New Gnutella is industry’s nightmare – Latest version of Bearshare shows major improvement

The original incarnation of Gnutella was so terrible that I fully expected Napster to remain the preferred online music-exchange system, regardless of whether or not the service remained free. I’m no longer so sure that’s going to be the case. Thanks to the arrival of new Windows client software — stuff that even normal human beings can operate — Gnutella just got a big second wind.

The original incarnation of Gnutella was so terrible that I fully expected Napster to remain the preferred online music-exchange system, regardless of whether or not the service remained free. I’m no longer so sure that’s going to be the case. Thanks to the arrival of new Windows client software — stuff that even normal human beings can operate — Gnutella just got a big second wind.

IN DOING SO, some sharp developers have upset the apple cart, just when the music studios thought they finally had things under control.

Until now, the honchos of the music establishment have given short shrift to Gnutella, which suffered by comparison to Napster as a file-swapping alternative.

Truth be told, they really didn’t have much to worry about. Gnutella was relatively complicated to install and operate. Even worse, it was a slowpoke with lead boots. There were complaints aplenty about the amount of throughput required when Gnutella was just idling — and this came from people with T-1 lines at work. On top of that, Gnutella suffered performance hits after host caches became popular and the system became clogged.

Still, Gnutella represented the record business’s worst nightmare.

Unlike Napster, Gnutella, which was born last March, was not an address or a company. You couldn’t serve it with legal papers or picket outside its office. There was no there, there. In this network of distributed intelligence, all you needed to do was connect with a host. At that point, you were off to the races, interacting with other nodes on the oh-so-decentralized Gnutella universe. It was just so god-awful clunky to use that you had to be a real glutton for punishment to suffer through the process.

That made it relatively easy for the music moguls to turn their lawyers loose on Napster, which had become the Internet’s preferred music file-exchange service more by default than by virtue of its technology. And while Attorney David Boies did his darnedest to keep Napster afloat, the company cut a deal with Bertelsmann. My guess is Napster is desperate to do the same with the other titans — anything to secure its survival (and perhaps IPO payday). The days of free music file-swapping, my friend, are coming to an end.

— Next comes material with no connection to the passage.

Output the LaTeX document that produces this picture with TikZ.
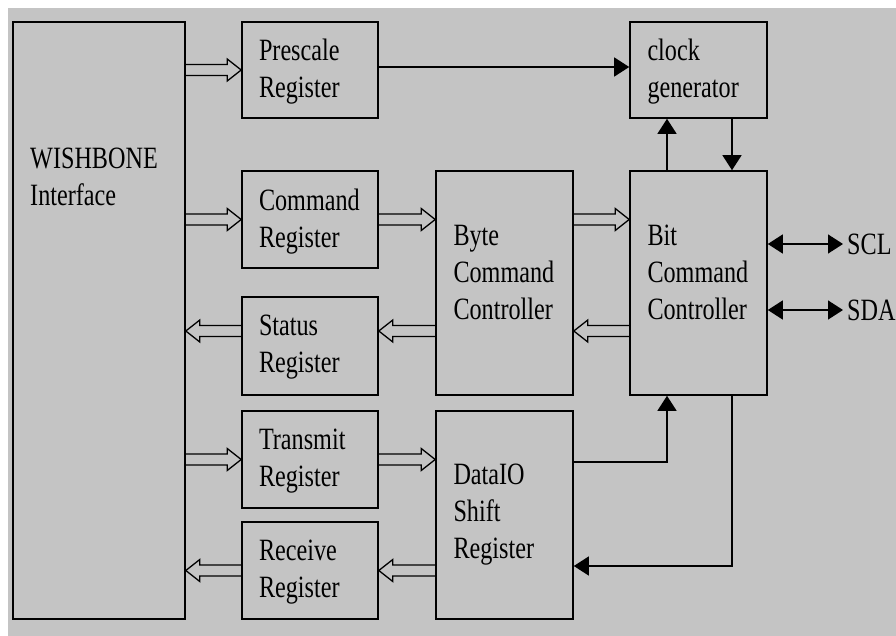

Or are they? If you were like me and had sworn off using Gnutella forever, spend a few minutes with Bearshare, a front-end program that’s got me singing a new song. There are still kinks to iron out, but the current incarnation of Bearshare (version 2.05) constitutes a quantum-leap improvement over its predecessors and puts Gnutella back in the thick of things. It’s easy to use, and has more than enough bells and whistles to keep chronic tinkerers content.

Unless I’m dreadfully mistaken, legions of users are going to flock to Gnutella the day Napster announces plans for phased-in charge-for-use. Even if Napster stands pat, the client improvements represented by Bearshare and other front-ends are bound to draw users back to Gnutella.

My guess is that’s also going to give Hilary Rosen, the Recording Industry Association’s hired gun, more than a momentary pause. It’s going to make for a major conniption.